A huge generalisation and hard to support. While the left have been responsible for many great reforms, it is historically inaccurate to say "every progressive movement.......have all stemmed from the liberal/ socialist...side of politics."
You quote the the abolition of slavery. The long campaign was led by William Wilberforce. Even tho' he was an independent MP, his personal leaning was to the right and he was a lifelong friend and confidant of Pitt the Younger. His motlvation stemmed from religious belief, not political considerations.
Similarly, the greatest, perhaps, British reformer in the 19th century was the Earl of Shaftesbury with a hugely varied string of reforms from Factory Acts to the treatment of mental health. He was absolutely a Tory.
As for Homosexuality, you have to go back to the Spectator magazine in the early 50s for the first, and relentless, campaign for legalisation.
The editor was Iain Gilmour, a tory. That mag has a long tradition of supporting reform from a position on the radical right. See, eg, its support for the The Tolpuddle Martyrs.
Everybody wants to be associated with great social reform, but you should not swallow myths and propaganda, but rather study the facts.
And you should study my post.
I stated that the exception to the rule was the decriminalisation of homosexuality. Homosexuality, unlike grinding poverty and inherited wealth, is a state of being that pays no mind to social class or status.
You're right, Wilberforce, despite being an independent MP, was deeply conservative when it came to challenges to the existing political and social order. He advocated change in society through Christianity and improvement in morals, education and religion, he was an evangelical Christian, it was from these foundations that the campaign for the abolition of slavery was rooted. Similarly he founded the Society for the Suppression of Vice as a remedy for the rising tide of immorality.The proclamation setting the society up commanded the prosecution of those guilty of "excessive drinking, blasphemy, profane swearing and cursing, lewdness, profanation of the Lord's Day, and other dissolute, immoral, or disorderly practices".
Wilberforce's involvement in the abolition movement was motivated by a desire to put his Christian principles into action and to serve God in public life. He and other evangelicals were horrified by what they perceived was a depraved and un-Christian trade, and the greed and avarice of the owners and traders. Wilberforce sensed a call from God, writing in a journal entry in 1787 that "God Almighty has set before me two great objects, the suppression of the Slave Trade and the Reformation of Manners (moral values).

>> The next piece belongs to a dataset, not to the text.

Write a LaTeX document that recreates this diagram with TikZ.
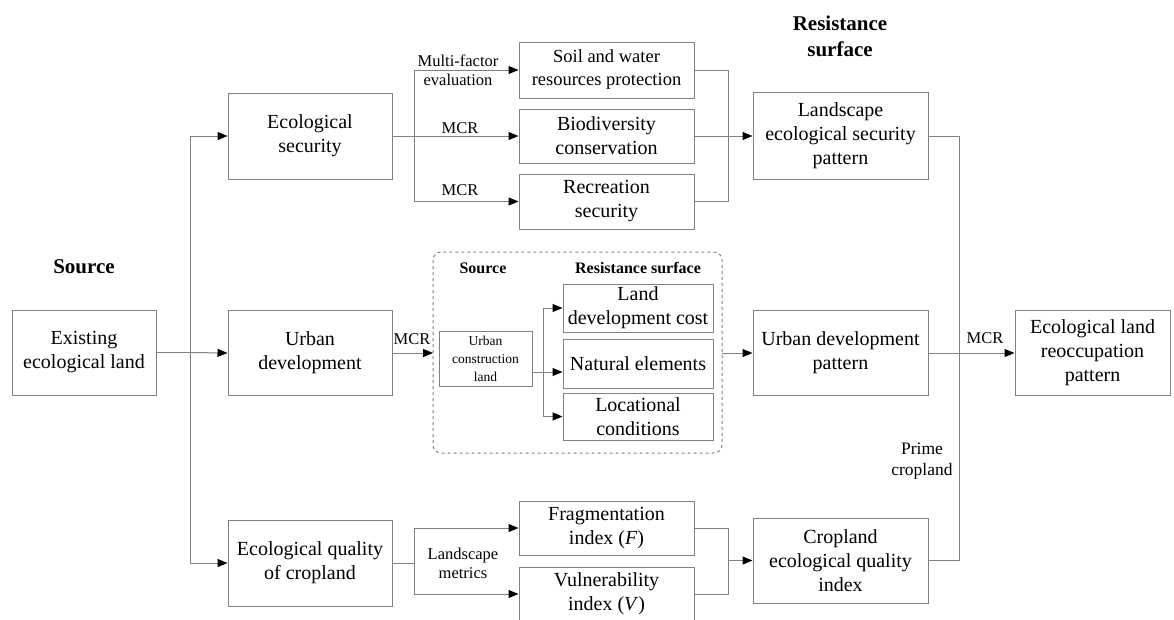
\documentclass[tikz,border=0pt]{standalone}
\usepackage{fontspec}
\setmainfont{Liberation Serif}
\usetikzlibrary{arrows.meta}
\definecolor{ln}{HTML}{808080}
\tikzset{
  box/.style={draw=ln, line width=1pt, align=center, inner sep=2pt, font=\fontsize{20}{24}\selectfont},
  sbox/.style={draw=ln, line width=1pt, align=center, inner sep=2pt, font=\fontsize{13.5}{18}\selectfont},
  conn/.style={draw=ln, line width=1pt},
  arr/.style={conn, -{Triangle[length=10pt,width=8pt,color=black]}},
  lab/.style={align=center, inner sep=0pt, font=\fontsize{16.5}{19}\selectfont},
  head/.style={align=center, inner sep=0pt, font=\fontsize{21}{26}\selectfont\bfseries},
  shead/.style={align=center, inner sep=0pt, font=\fontsize{16}{19}\selectfont\bfseries},
}
\begin{document}
\begin{tikzpicture}[x=1pt,y=-1pt]
\clip (0,0) rectangle (1174,619);
\useasboundingbox (0,0) rectangle (1174,619);
% dashed group
\draw[ln, dashed, line width=1pt, rounded corners=8pt] (433,252) rectangle (722,453);
\coordinate (dw) at (433,353);
\coordinate (de) at (722,353);
% nodes
\node[box, minimum width=144pt, minimum height=85pt] (exist) at (84,352.5) {Existing\\ecological land};
\node[box, minimum width=164pt, minimum height=86pt] (ecosec) at (310,136) {Ecological\\security};
\node[box, minimum width=164pt, minimum height=85pt] (urbdev) at (310,353) {Urban\\development};
\node[box, minimum width=164pt, minimum height=86pt] (ecoqual) at (310,563) {Ecological quality\\of cropland};
\node[box, minimum width=175pt, minimum height=56pt, font=\fontsize{18.5}{23}\selectfont] (soil) at (606.5,70) {Soil and water\\resources protection};
\node[box, minimum width=175pt, minimum height=54pt] (bio) at (606.5,136) {Biodiversity\\conservation};
\node[box, minimum width=175pt, minimum height=55pt] (rec) at (606.5,201.5) {Recreation\\security};
\node[box, minimum width=175pt, minimum height=87pt] (lesp) at (840.5,136) {Landscape\\ecological security\\pattern};
\node[sbox, minimum width=93pt, minimum height=55pt] (ucl) at (485.5,358.5) {Urban\\construction\\land};
\node[box, minimum width=150pt, minimum height=48pt] (ldc) at (638,308) {Land\\development cost};
\node[box, minimum width=150pt, minimum height=49pt] (nat) at (638,363.5) {Natural elements};
\node[box, minimum width=150pt, minimum height=47pt] (loc) at (638,416.5) {Locational\\conditions};
\node[box, minimum width=175pt, minimum height=85pt] (udp) at (840.5,353) {Urban development\\pattern};
\node[box, minimum width=155pt, minimum height=85pt] (elrp) at (1092.5,353) {Ecological land\\reoccupation\\pattern};
\node[box, minimum width=175pt, minimum height=54pt] (frag) at (606.5,528) {Fragmentation\\index (\textit{F})};
\node[box, minimum width=175pt, minimum height=54pt] (vul) at (606.5,594) {Vulnerability\\index (\textit{V})};
\node[box, minimum width=175pt, minimum height=85pt] (ceqi) at (840.5,560.5) {Cropland\\ecological quality\\index};
% headings and labels
\node[head] (hsrc) at (84,267) {Source};
\node[head] (hres) at (840,36) {Resistance\\surface};
\node[shead] (dsrc) at (483,268) {Source};
\node[shead] (dres) at (638,268) {Resistance surface};
\node[lab] (lmf) at (458,70) {Multi-factor\\evaluation};
\node[lab] (lm1) at (460,128) {MCR};
\node[lab] (lm2) at (460,190) {MCR};
\node[lab] (lm3) at (412,339) {MCR};
\node[lab] (lm4) at (985,338) {MCR};
\node[lab, font=\fontsize{17.5}{21}\selectfont] (lpc) at (922,461) {Prime\\cropland};
\node[lab] (llm) at (463,563) {Landscape\\metrics};
% trunk from existing land
\coordinate (trunk) at (190,352.5);
\draw[conn] (exist.east) -- (trunk);
\draw[arr] (trunk) |- (ecosec.west);
\draw[arr] (trunk) -- (urbdev.west);
\draw[arr] (trunk) |- (ecoqual.west);
% ecological security branch
\coordinate (b1) at (414,136);
\draw[conn] (ecosec.east) -- (b1);
\draw[arr] (b1) |- (soil.west);
\draw[arr] (b1) -- (bio.west);
\draw[arr] (b1) |- (rec.west);
\coordinate (m1) at (728,136);
\draw[conn] (soil.east) -| (m1);
\draw[conn] (rec.east) -| (m1);
\draw[conn] (bio.east) -- (m1);
\draw[arr] (m1) -- (lesp.west);
% urban branch
\draw[arr] (urbdev.east) -- (dw);
\coordinate (b2) at (543,372);
\draw[conn] (ucl.east |- b2) -- (b2);
\draw[arr] (b2) |- (ldc.west);
\draw[arr] (b2) -- (nat.west |- b2);
\draw[arr] (b2) |- (loc.west);
\draw[arr] (de) -- (udp.west);
\draw[arr] (udp.east) -- (elrp.west);
% right vertical
\coordinate (v1) at (959,136);
\coordinate (v2) at (959,560.5);
\draw[conn] (lesp.east) -- (v1) -- (v2) -- (ceqi.east);
% cropland branch
\coordinate (b3) at (414,563);
\draw[conn] (ecoqual.east) -- (b3);
\draw[arr] (b3) |- (frag.west);
\draw[arr] (b3) |- (vul.west);
\coordinate (m3) at (728,560.5);
\draw[conn] (frag.east) -| (m3);
\draw[conn] (vul.east) -| (m3);
\draw[arr] (m3) -- (ceqi.west);
\end{tikzpicture}
\end{document}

Clearly Wilberforce was no socialist, but does he stem from the liberal progressive wing of politics? I think I have to agree with you he does not. Social reform, brought about by adherence to a religion is not exactly common, but good works is, and it was a desire to do right by all gods creatures that motivated Wilberforce and that's why, in addition to his work on slavery and loose morals, he had a hand in the foundation of the RSPCA.
As for various reforms in the Victorian period, they were, for the most part, motivated by either Christian virtue, self serving philanthropy, political necessity or common sense. I would argue that none of these reforms were motivated by right wing ideology, even if their advocates might have been conservatives.
The example I use for a conundrums like this is Lyndon Johnson. Lyndon Johnson was the most progressive post war US President, the list of groundbreaking progressive policies he championed is breathtaking, yet he was not himself a progressive and pursued the Vietnam war with vigour.
Johnson's politics was informed by his experiences with the pitifully poor in his youth, hence he had a burning desire to address their condition. He was a ruthless politician, smart enough to know which way the wind was blowing, and most importantly,Vietnam notwithstanding, he had the strength to know when something just made sense.